Hal ini tampak dalam persoalan pembebasan lahan. Jika acuan kompensasi dari pemerintah adalah bukti kepemilikan tanah, solusinya bukan dengan memberi sertifikat hak milik kepada warga. Keberadaan sertifikat justru membuat tanah itu sebagai aset komersial yang bisa diperdagangkan. Tanpa pengawasan yang baik, tanah-tanah warga justru berisiko diincar oleh pemilik modal yang lebih besar dan ujung-ujungnya warga kembali tersingkir.
”Pemikiran bahwa warga yang akan dibebaskan lahannya harus dijamin memperoleh hunian layak harus ada. Jangan sampai ketika sudah menerima ganti rugi warga kemudian mencari lokasi tempat tinggal baru yang juga bermasalah di wilayah lain,” ujarnya.
Koordinasi
Profesor Riset Sosiologi LIPI Henny Warsilah, yang melakukan penelitian di wilayah perkampungan urban Jakarta, mengatakan, di Ibu Kota terdapat 26.000 hektar wilayah permukiman padat dengan kondisi ekonomi menengah ke bawah. Secara pengetahuan lokal, warga memang memiliki cara untuk hidup dalam situasi yang padat, rawan kebakaran, dan banjir. Namun, mereka belum tentu memiliki pengetahuan mengenai mitigasi terhadap risiko tersebut karena melibatkan berbagai faktor di luar tempat tinggal.
Pengetahuan akan mitigasi dan keberlanjutan lingkungan ini yang harus disosialisasikan kepada semua unsur masyarakat sehingga muncul kepahaman. Apabila solusi yang disepakati oleh semua pihak adalah pemindahan warga dan pembebasan lahan, harus ada keadilan di dalam semua prosesnya. Demikian pula jika solusi yang disepakati adalah pembenahan tata permukiman warga, harus ada komitmen untuk memastikan perilaku hidup juga berubah untuk menjaga keberlangsungan lingkungan perkotaan.
”Sekarang Jakarta tidak bisa lagi berpikir hanya dalam batas geografisnya. Kota-kota satelit adalah wilayah yang terimbas pembangunan Jakarta karena mereka menjadi tujuan domisili bagi warga yang dulu tinggal di Jakarta. Harus ada koordinasi antarpemerintah daerah mengenai tata hunian layak dan murah serta akses transportasi publik serta sekolah yang baik,” ujar Henny.
Partisipatif
Salah satu wilayah di Jakarta yang dinilai berhasil mempraktikkan pendekatan partisipatif warga adalah Kampung Aquarium di Penjaringan, Jakarta Barat. Setelah penggusuran pada tahun 2017, warga mengajukan gugatan perwakilan kelompok (class action) kepada Pemerintah Provinsi DKI Jakarta.
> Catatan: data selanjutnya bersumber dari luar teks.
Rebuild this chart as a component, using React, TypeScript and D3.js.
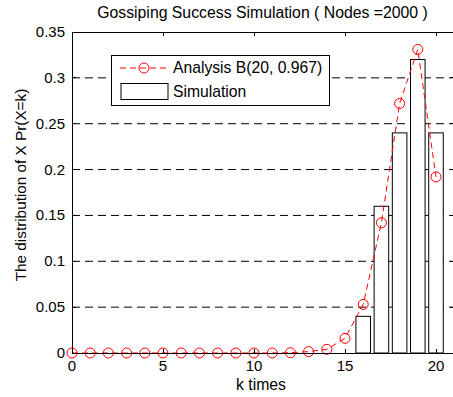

”Kampung ini memang ada di dalam wilayah cagar budaya, tetapi setelah dicek aturannya, tidak semua wilayah cagar budaya adalah milik pemerintah. Ada yang bisa dimiliki oleh yayasan swasta, bahkan perorangan,” kata Koordinator Kampung Aquarium sekaligus Ketua Koperasi Kampung Aquarium, Dharma Diani.
Berbasis ketentuan itu warga meminta kepada Pemprov DKI Jakarta agar tidak direlokasi ke tempat yang jauh. Melalui diskusi yang panjang dan melibatkan akademisi, pakar cagar budaya, dan lembaga swadaya masyarakat, dicapai kesepakatan untuk membangun kampung susun sebagai tempat tinggal 500 keluarga yang sebelumnya digusur.
Menurut Diani, warga menyetujui persyaratan pembangunan permukiman di wilayah cagar budaya seperti tinggi gedung kampung susun tidak boleh melebihi empat lantai. Mereka juga membentuk koperasi yang mengelola pembangian unit kampung susun, keamanan, dan kebersihan.
”Kami meminta kepada pemprov agar tidak hanya memberi ganti rugi dan hunian, tetapi jaminan bermukim bahwa tempat tinggal baru ini tidak akan diperkarakan sehingga warga bisa hidup tenang. Apabila ada pembenahan wilayah, jangan cuma infrastruktur, angkat juga martabat warganya,” tuturnya.